The problem → Across the material below, how many lines contain the word "this"? Give only the number.

Records for the task →
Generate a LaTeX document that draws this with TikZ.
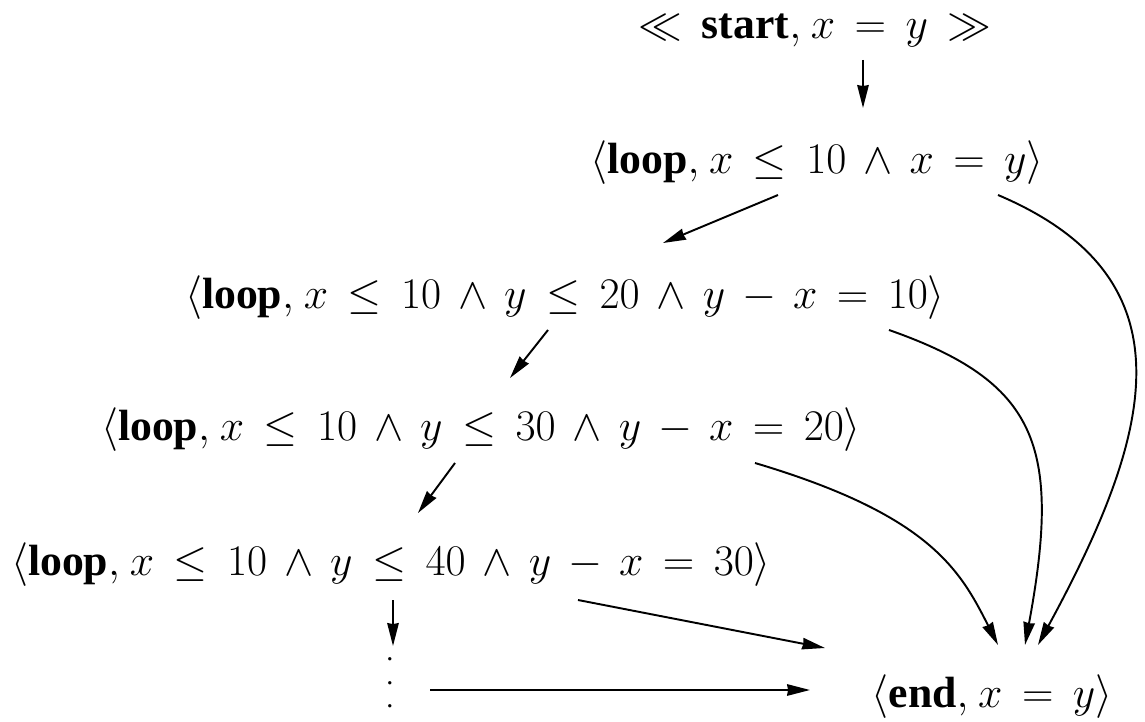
\documentclass[tikz,border=0pt]{standalone}
\usepackage[no-math]{fontspec}
\setmainfont{Liberation Serif}
\usepackage{amsmath,amssymb}
\usetikzlibrary{arrows.meta,calc}
\thickmuskip=8mu
\medmuskip=7mu
\thinmuskip=4mu

\begin{document}
\begin{tikzpicture}[x=0.02cm,y=-0.02cm,>={Stealth[length=13pt,width=6.5pt,inset=0.5pt]},
  st/.style={inner sep=0pt,font=\fontsize{24.88}{30}\selectfont},
  arr/.style={->,line width=1.1pt}]
  \useasboundingbox (0,0) rectangle (1145,722);
  \node[st] (s) at (815,30) {$\ll \textbf{start}, x = y \gg$};
  \node[st] (l1) at (817,163) {$\langle\textbf{loop}, x \leq 10 \wedge x = y\rangle$};
  \node[st] (l2) at (565,298) {$\langle\textbf{loop}, x \leq 10 \wedge y \leq 20 \wedge y - x = 10\rangle$};
  \node[st] (l3) at (481,430) {$\langle\textbf{loop}, x \leq 10 \wedge y \leq 30 \wedge y - x = 20\rangle$};
  \node[st] (l4) at (391,565) {$\langle\textbf{loop}, x \leq 10 \wedge y \leq 40 \wedge y - x = 30\rangle$};
  \node[inner sep=0pt,font=\fontsize{16}{13.5}\selectfont] (d) at (390,683)
    {\vbox{\baselineskip=13.5pt\lineskiplimit=0pt\hbox{.}\hbox{.}\hbox{.}}};
  \node[st] (e) at (992,697) {$\langle\textbf{end}, x = y\rangle$};
  % straight steps down the chain
  \draw[arr] ($(s)+(48,30)$) -- ($(l1)+(46,-55)$);
  \draw[arr] ($(l1)+(-39,32)$) -- ($(l2)+(98,-55)$);
  \draw[arr] ($(l2)+(-17,32)$) -- ($(l3)+(29,-52)$);
  \draw[arr] ($(l3)+(-26,33)$) -- ($(l4)+(27,-52)$);
  \draw[arr] ($(l4)+(2,35)$) -- ($(d)+(3,-37)$);
  % exits to end
  \draw[arr] ($(l1)+(181,32)$) .. controls +(198,84) and +(114,-210) .. ($(e)+(46,-52)$);
  \draw[arr] ($(l2)+(324,32)$) .. controls +(148,52) and +(37,-200) .. ($(e)+(33,-52)$);
  \draw[arr] ($(l3)+(274,33)$) .. controls +(175,52) and +(-38,-75) .. ($(e)+(6,-52)$);
  \draw[arr] ($(l4)+(187,35)$) -- ($(e)+(-167,-49)$);
  \draw[arr] ($(d)+(40,7)$) -- ($(e)+(-182,-7)$);
\end{tikzpicture}
\end{document}
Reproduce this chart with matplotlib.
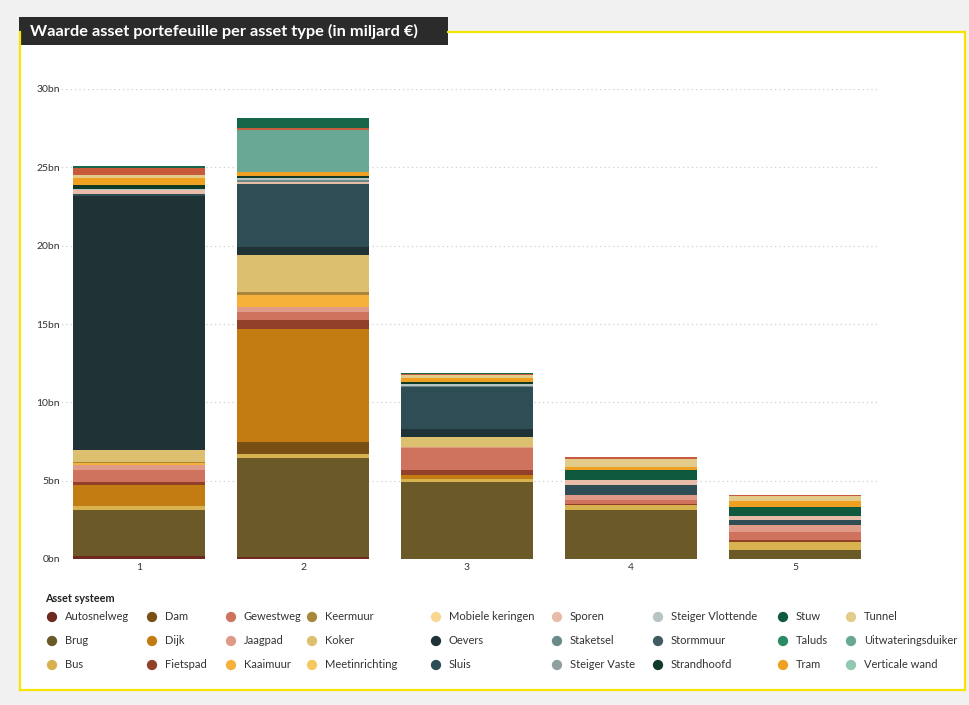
import matplotlib
matplotlib.use("Agg")
import matplotlib.pyplot as plt
from matplotlib.patches import Rectangle
import numpy as np

plt.rcParams['font.family'] = ['Lato', 'DejaVu Sans']

# ---------------- data ----------------
categories = ["1", "2", "3", "4", "5"]
series_names = [
    "Autosnelweg", "Brug", "Bus", "Dam", "Dijk", "Fietspad", "Gewestweg",
    "Jaagpad", "Kaaimuur", "Keermuur", "Koker", "Meetinrichting",
    "Mobiele keringen", "Oevers", "Sluis", "Sporen", "Staketsel",
    "Steiger Vaste", "Steiger Vlottende", "Stormmuur", "Strandhoofd", "Stuw",
    "Taluds", "Tram", "Tunnel", "Uitwateringsduiker", "Verticale wand",
]
autosnelweg = [0.20, 0.15, 0.00, 0.00, 0.00]
brug = [2.95, 6.30, 4.90, 3.10, 0.57]
bus = [0.25, 0.28, 0.21, 0.34, 0.53]
dam = [0.00, 0.72, 0.00, 0.00, 0.00]
dijk = [1.35, 7.25, 0.28, 0.00, 0.00]
fietspad = [0.15, 0.57, 0.26, 0.05, 0.10]
gewestweg = [0.77, 0.49, 1.45, 0.25, 0.53]
jaagpad = [0.30, 0.30, 0.05, 0.32, 0.45]
kaaimuur = [0.17, 0.77, 0.00, 0.00, 0.00]
keermuur = [0.06, 0.19, 0.00, 0.00, 0.00]
koker = [0.75, 2.38, 0.64, 0.00, 0.00]
meetinrichting = [0.00, 0.00, 0.00, 0.00, 0.00]
mobiele_keringen = [0.00, 0.00, 0.00, 0.00, 0.00]
oevers = [16.20, 0.51, 0.51, 0.00, 0.00]
sluis = [0.15, 4.04, 2.65, 0.68, 0.28]
sporen = [0.27, 0.10, 0.00, 0.28, 0.30]
staketsel = [0.00, 0.15, 0.10, 0.00, 0.00]
steiger_vaste = [0.00, 0.00, 0.00, 0.00, 0.00]
steiger_vlottende = [0.05, 0.10, 0.10, 0.00, 0.00]
stormmuur = [0.00, 0.00, 0.00, 0.00, 0.00]
strandhoofd = [0.23, 0.15, 0.12, 0.00, 0.00]
stuw = [0.00, 0.00, 0.00, 0.68, 0.57]
taluds = [0.00, 0.00, 0.00, 0.00, 0.00]
tram = [0.50, 0.25, 0.28, 0.15, 0.38]
tunnel = [0.15, 0.00, 0.20, 0.53, 0.30]
uitwateringsduiker = [0.00, 2.68, 0.00, 0.00, 0.00]
verticale_wand = [0.00, 0.00, 0.00, 0.00, 0.00]
# two further stacked segments on top of the bars (not in the visible legend)
extra_top_red = [0.43, 0.10, 0.08, 0.10, 0.10]
extra_top_green = [0.15, 0.68, 0.05, 0.00, 0.00]

series_values = [
    autosnelweg, brug, bus, dam, dijk, fietspad, gewestweg, jaagpad, kaaimuur,
    keermuur, koker, meetinrichting, mobiele_keringen, oevers, sluis, sporen,
    staketsel, steiger_vaste, steiger_vlottende, stormmuur, strandhoofd, stuw,
    taluds, tram, tunnel, uitwateringsduiker, verticale_wand,
]
colors = [
    "#6e2a1f", "#6b5a28", "#d8b24e", "#7a4f14", "#c27c12", "#93402a",
    "#d0735e", "#e09a88", "#f5b13a", "#a8873a", "#dcc070", "#f5c860",
    "#f8d890", "#1f3236", "#2f4d55", "#e8bca8", "#6a8a88", "#8fa0a0",
    "#b8c4c4", "#3f5a60", "#0f3a28", "#0f5a3e", "#2a8a62", "#f0a020",
    "#e3cc8a", "#6aa896", "#90c8b0",
]
extra_colors = ["#c85a3c", "#16664a"]

yticks = [0, 5, 10, 15, 20, 25, 30]
ytick_labels = ["0bn", "5bn", "10bn", "15bn", "20bn", "25bn", "30bn"]

# ---------------- figure ----------------
W, H = 969, 705
fig = plt.figure(figsize=(W / 100, H / 100), dpi=100)
fig.patch.set_facecolor("#f1f1f1")

bg = fig.add_axes([0, 0, 1, 1], zorder=0)
bg.set_xlim(0, W)
bg.set_ylim(H, 0)
bg.axis("off")

# white panel with yellow border
bg.add_patch(Rectangle((20, 32), 945, 658, facecolor="white", edgecolor="none"))
ycol = "#f7e500"
bg.plot([20, 20], [32, 690], color=ycol, lw=1.6)
bg.plot([20, 965], [690, 690], color=ycol, lw=1.6)
bg.plot([965, 965], [32, 690], color=ycol, lw=1.6)
bg.plot([448, 965], [32, 32], color=ycol, lw=1.6)
# title box
bg.add_patch(Rectangle((19, 17), 429, 28, facecolor="#2b2b2b", edgecolor="none"))
bg.text(30, 31.5, "Waarde asset portefeuille per asset type (in miljard €)",
        color="white", fontsize=11.8, fontweight="bold", va="center", ha="left")

# ---------------- chart ----------------
x0, x1 = 57, 877
yb, yt = 559, 89
ax = fig.add_axes([x0 / W, 1 - yb / H, (x1 - x0) / W, (yb - yt) / H], zorder=2)
ax.patch.set_alpha(0)
x = np.arange(len(categories))
bottom = np.zeros(len(categories))
all_vals = series_values + [extra_top_red, extra_top_green]
all_cols = colors + extra_colors
for vals, col in zip(all_vals, all_cols):
    v = np.array(vals, dtype=float)
    ax.bar(x, v, bottom=bottom, width=0.81, color=col, edgecolor="none", zorder=3)
    bottom += v

ax.set_xlim(-0.5, len(categories) - 0.5)
ax.set_ylim(0, 30)
ax.set_yticks(yticks)
ax.set_yticklabels(ytick_labels)
ax.set_xticks(x)
ax.set_xticklabels(categories)
for s in ax.spines.values():
    s.set_visible(False)
ax.tick_params(axis="both", length=0, labelsize=7.5, colors="#333333")
ax.tick_params(axis="y", pad=-2)
ax.tick_params(axis="x", pad=3)
ax.yaxis.grid(True, color="#cfcfcf", linestyle=(0, (1, 2.5)), lw=0.9, zorder=0)
ax.set_axisbelow(True)

# ---------------- legend ----------------
bg.text(45, 599, "Asset systeem", fontsize=7.8, fontweight="bold",
        color="#222222", va="center", ha="left", zorder=5)
col_x = [52, 152, 231, 312, 436, 557, 658, 783, 851]
row_y = [617, 641, 665]
for i, (name, col) in enumerate(zip(series_names, colors)):
    c, r = divmod(i, 3)
    bg.scatter([col_x[c]], [row_y[r]], s=55, color=col, edgecolors="none", zorder=5)
    bg.text(col_x[c] + 13, row_y[r], name, fontsize=8, color="#333333",
            va="center", ha="left", zorder=5)

fig.savefig("out.png", dpi=100, facecolor=fig.get_facecolor())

Written response → 2